Rich Smalling, president of American Innovations, said that People’s Electric had a notion early on that the AMR system could be used for improved outage notification. “People’s had some very clever people who wanted to feed outage information from our equipment into their outage mapping and outage response system,” he said. “When a customer called to report an outage, they (People’s) could use our AMR system to find out, down to the transformer level, what was causing the outage.”

People’s Electric serves approximately 17,000 customers, about 10,000 of whom are residential. According to John Hudson, manager of operations for People’s Electric Cooperative, 6,828 of the utility’s residential meters currently are equipped with American Innovation’s AIMetering AMR system. Two hundred of those are equipped with outage notification capabilities.

“We place those (the outage notification-equipped meters) in strategic places on the system in relation to certain switches on our lines,” Hudson said. “Then when those units call back into the AMR server, we hand off that information to an outage server.”

Once data from the AMR system has entered the outage response system, the data is used to populate a database, which in turn updates a system map. Through color coding, the mapping system can show graphically where the outage is in fairly accurate detail.

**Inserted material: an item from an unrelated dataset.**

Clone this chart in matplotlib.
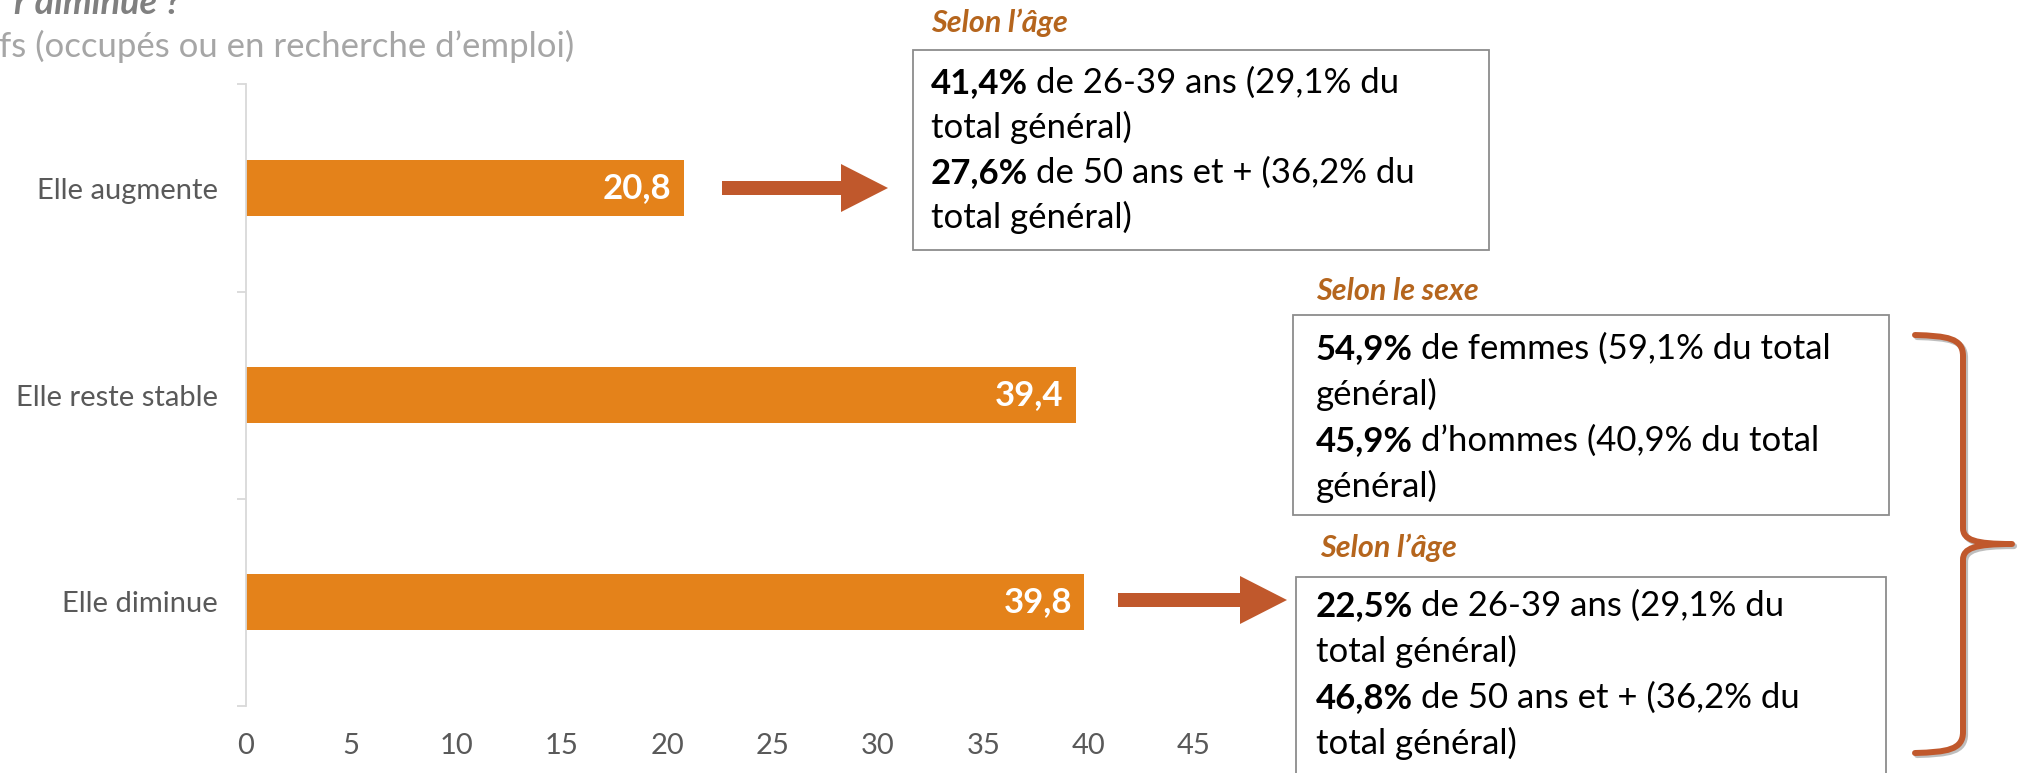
import matplotlib
matplotlib.use("Agg")
import matplotlib.pyplot as plt
from matplotlib.patches import Rectangle, Polygon, PathPatch
from matplotlib.path import Path
from matplotlib.transforms import Affine2D
import matplotlib.patheffects as pe

plt.rcParams['font.family'] = ['Lato', 'DejaVu Sans']

# data
categories = ["Elle augmente", "Elle reste stable", "Elle diminue"]
values = [20.8, 39.4, 39.8]
x_ticks = [0, 5, 10, 15, 20, 25, 30, 35, 40, 45]

title_fragment = "r diminue ?"
subtitle_fragment = "fs (occupés ou en recherche d’emploi)"

age_title = "Selon l’âge"
sexe_title = "Selon le sexe"
age_top_lines = [("41,4%", "de 26-39 ans (29,1% du"), ("", "total général)"),
                 ("27,6%", "de 50 ans et + (36,2% du"), ("", "total général)")]
sexe_lines = [("54,9%", "de femmes (59,1% du total"), ("", "général)"),
              ("45,9%", "d’hommes (40,9% du total"), ("", "général)")]
age_bottom_lines = [("22,5%", "de 26-39 ans (29,1% du"), ("", "total général)"),
                    ("46,8%", "de 50 ans et + (36,2% du"), ("", "total général)")]

BAR = "#E4821A"
RUST = "#C0582C"
HEAD = "#B5651D"
GREY = "#595959"

W, H = 2022, 773
fig = plt.figure(figsize=(W / 100, H / 100), dpi=100)
# pixel coordinates, origin top-left
px = Affine2D().scale(1 / W, -1 / H).translate(0, 1) + fig.transFigure

ax = fig.add_axes([245.5 / W, (H - 705.5) / H, (1299.5 - 245.5) / W, (705.5 - 84.5) / H])
pos = list(range(len(categories)))
ax.barh(pos, values, height=0.27, color=BAR, zorder=2)
ax.set_xlim(0, 50)
ax.set_ylim(2.5, -0.5)
ax.set_yticks(pos, categories)
ax.set_yticks([-0.5, 0.5, 1.5, 2.5], minor=True)
ax.set_xticks(x_ticks)
for s in ["top", "right", "bottom"]:
    ax.spines[s].set_visible(False)
ax.spines["left"].set_color("#D9D9D9")
ax.spines["left"].set_linewidth(1.3)
ax.tick_params(axis="y", which="major", length=0, pad=20, labelsize=21, labelcolor=GREY)
ax.tick_params(axis="y", which="minor", length=6.5, width=1.3, color="#D9D9D9")
ax.tick_params(axis="x", length=0, pad=20, labelsize=21, labelcolor=GREY)

for i, v in enumerate(values):
    ax.annotate(f"{v:.1f}".replace(".", ","), xy=(v, i), xytext=(-9, 0),
                textcoords="offset points", ha="right", va="center",
                color="white", fontweight="bold", fontsize=25, zorder=3)

# partial title / subtitle cut by the frame
fig.text(180, 14, title_fragment, transform=px, ha="right", va="baseline",
         fontsize=26, fontweight="bold", fontstyle="italic", color="#808080")
fig.text(574, 57, subtitle_fragment, transform=px, ha="right", va="baseline",
         fontsize=25, color="#A6A6A6")

# arrows
def arrow(x0, x1, y, half=7, head_half=24, head_len=47):
    pts = [(x0, y - half), (x1 - head_len, y - half), (x1 - head_len, y - head_half),
           (x1, y), (x1 - head_len, y + head_half), (x1 - head_len, y + half), (x0, y + half)]
    fig.add_artist(Polygon(pts, closed=True, transform=px, facecolor=RUST,
                           edgecolor="none", zorder=4))

arrow(722, 888, 188)
arrow(1118, 1287, 600)

# boxes
renderer = fig.canvas.get_renderer()

def box(x0, y0, x1, y1, title, tx, ty, lines, lx, ly0, step=46, size=25):
    fig.add_artist(Rectangle((x0, y0), x1 - x0, y1 - y0, transform=px, facecolor="white",
                             edgecolor="#8C8C8C", linewidth=1.3, zorder=5))
    fig.text(tx, ty, title, transform=px, ha="left", va="baseline", fontsize=22,
             fontweight="bold", fontstyle="italic", color=HEAD, zorder=6)
    for k, (b, rest) in enumerate(lines):
        y = ly0 + k * step
        x = lx
        if b:
            t = fig.text(lx, y, b, transform=px, ha="left", va="baseline", fontsize=size,
                         fontweight="bold", color="black", zorder=6)
            x = t.get_window_extent(renderer).x1 + 0.23 * size * 100 / 72
        fig.text(x, y, rest, transform=px, ha="left", va="baseline", fontsize=size,
                 color="black", zorder=6)

box(913, 50, 1489, 250, age_title, 931, 32, age_top_lines, 931, 93, step=45)
box(1293, 315, 1889, 515, sexe_title, 1316, 300, sexe_lines, 1316, 359)
box(1296, 577, 1886, 800, age_title, 1320, 557, age_bottom_lines, 1316, 616)

# curly brace
ta, bt, md = 338, 750, 544
xa, xv, xt = 1915, 1963, 2012
verts = [(xa, ta - 3),
         (xa + 32, ta - 2), (xv, ta), (xv, ta + 18),
         (xv, md - 16),
         (xv, md - 4), (xv + 12, md), (xt, md),
         (xv + 12, md), (xv, md + 4), (xv, md + 16),
         (xv, bt - 18),
         (xv, bt), (xa + 32, bt + 2), (xa, bt + 3)]
codes = [Path.MOVETO] + [Path.CURVE4] * 3 + [Path.LINETO] + [Path.CURVE4] * 6 + \
        [Path.LINETO] + [Path.CURVE4] * 3
brace = PathPatch(Path(verts, codes), transform=px, fill=False, edgecolor=RUST,
                  linewidth=4.3, capstyle="round", joinstyle="round", zorder=4)
brace.set_path_effects([pe.SimpleLineShadow(offset=(1.5, -1.5), shadow_color="#7F7F7F",
                                            alpha=0.5), pe.Normal()])
fig.add_artist(brace)

fig.savefig("out.png", dpi=100, facecolor="white")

“We use all of that to provide a picture to our dispatchers so they can see what’s happening on the system during an outage situation,” Hudson said. “You can actually see where our customer population is and where the device controlling that population is. Then you can pinpoint the source of the outage.”

Once notification begins to come in from the AMR system, People’s combines that information with customer calls and publishes the outage information to its phone system. As customers continue to call in, they are met with a recording that lets them know whether or not there is a reported outage in their area. “A lot of times, that’s all the customer really wants to find out: They want to know if we know about the outage,” Hudson said.

Despite the relatively small number of customers in its service territory, People’s Electric covers a lot of ground. For that reason, Hudson said the AMR system’s outage notification capabilities are particularly attractive. “We’re spread out over 11 counties, and storms can hit you in different places,” he said. “With a system like this, you can begin to isolate outages a lot quicker, and your dispatcher can makes assignments accordingly.

“The initial call coming over the system is instantaneous,” he continued. “It tells us there’s an outage in a particular area before our customers even begin to call in.”

Letting Customers Access the Data

Utilities also are finding an application for AMR-derived customer usage data in the areas of load management and commercial and industrial (C&I) customer energy management. Much-publicized reliability issues in the Northeast, Midwest and West Coast regions have made voluntary load curtailment programs almost a necessity to avoid rolling brownouts or blackouts. High electricity prices on the open market also have made load management a more attractive exercise in the eyes of utilities.

For load management and curtailment programs to work, large C&I customers need access to real-time usage information. Certain AMR vendors now are making it possible to publish usage information over the Internet so large C&I customers can have access to real-time or near-real-time load data. With that data available at their fingertips, and with innovative pricing options from utilities, C&I customers can strategically manage or shed load. Such strategy not only reduces the customer’s bill, it also lessens strain on an often-overburdened power grid and gives the utility the ability to sell excess energy on the open market.

Cannon Technologies is one of several industry vendors that markets an online usage information service geared toward a utility’s C&I customers. Through Readmeter.com, Cannon can publish customer usage data on a Web page that appears to reside on the utility’s Web site. By graphically displaying load curves, utilities can show C&I customers where they might benefit from voluntary load curtailment.

Doug Backer, Cannon Technologies marketing manager, says load information can be of real benefit to customers. “Through viewing the graph, the C&I customers start to see little spikes that are costing them demand charge money,” he said. “They then can investigate these spikes and try to curtail load.”

Schlumberger’s Booth also has seen that such voluntary load curtailment is attractive to customers-and to the utility that serves those customers. “If you can present the data to the customer and correlate that data back to a cost savings, you can ask that the customer keep their usage below a certain level and offer a costs savings program for that,” Booth said. “If the customer stays below that predetermined level, he reaps benefits. And the utility reaps the benefit of not having to buy that extra power out on the grid. Or they can sell the excess power they have.”

AMR Reaching its Potential

Innovative uses for AMR, like those in effect at Ameren UE and People’s Electric Cooperative, show a fuller potential for the technology beyond the ability to read out-of-the-way meters. As utilities begin to learn the true value of AMR and AMR-derived customer usage data, the AMR industry is showing signs of reaching the levels many had anticipated years ago. Leaders in the industry are starting to see an attitude change among utility customers.

“I’ve been involved in the industry for about five-and-a-half years, and I’ve definitely seen a change in that time,” Smalling said. “When we first came in, we were spending a lot of time explaining (to potential customers) what AMR was. We were doing a lot of educating. Now, our customers understand the basics of AMR and what it does. Now, we’re showing them what value there is beyond the read.”

Carolyn Kinsman, AMR consultant and president of Automation Communications Links, said that utilities historically have had problems justifying AMR’s cost. But the more innovative operational applications like those mentioned above could be the catalyst that makes cost-justification easier.

“The only way utilities are going to be able to justify that cost is when they get their heads around the value of the data … in the types of dollars and cents they truly understand,” Kinsman said. “Operational savings and reliability are two things utilities can understand and that upper management can deal with.”

Outage management, load management and distribution system optimization might not be the most immediately visible applications for AMR technology, but those are likely the areas of functionality that will drive the market in the future. Where metering data might at one time have been of little value outside the billing and customer service departments, utilities such as Ameren UE and People’s Electric Cooperative have shown that AMR has worth throughout the enterprise. It’s only a matter of time before the rest of the utility industry catches on.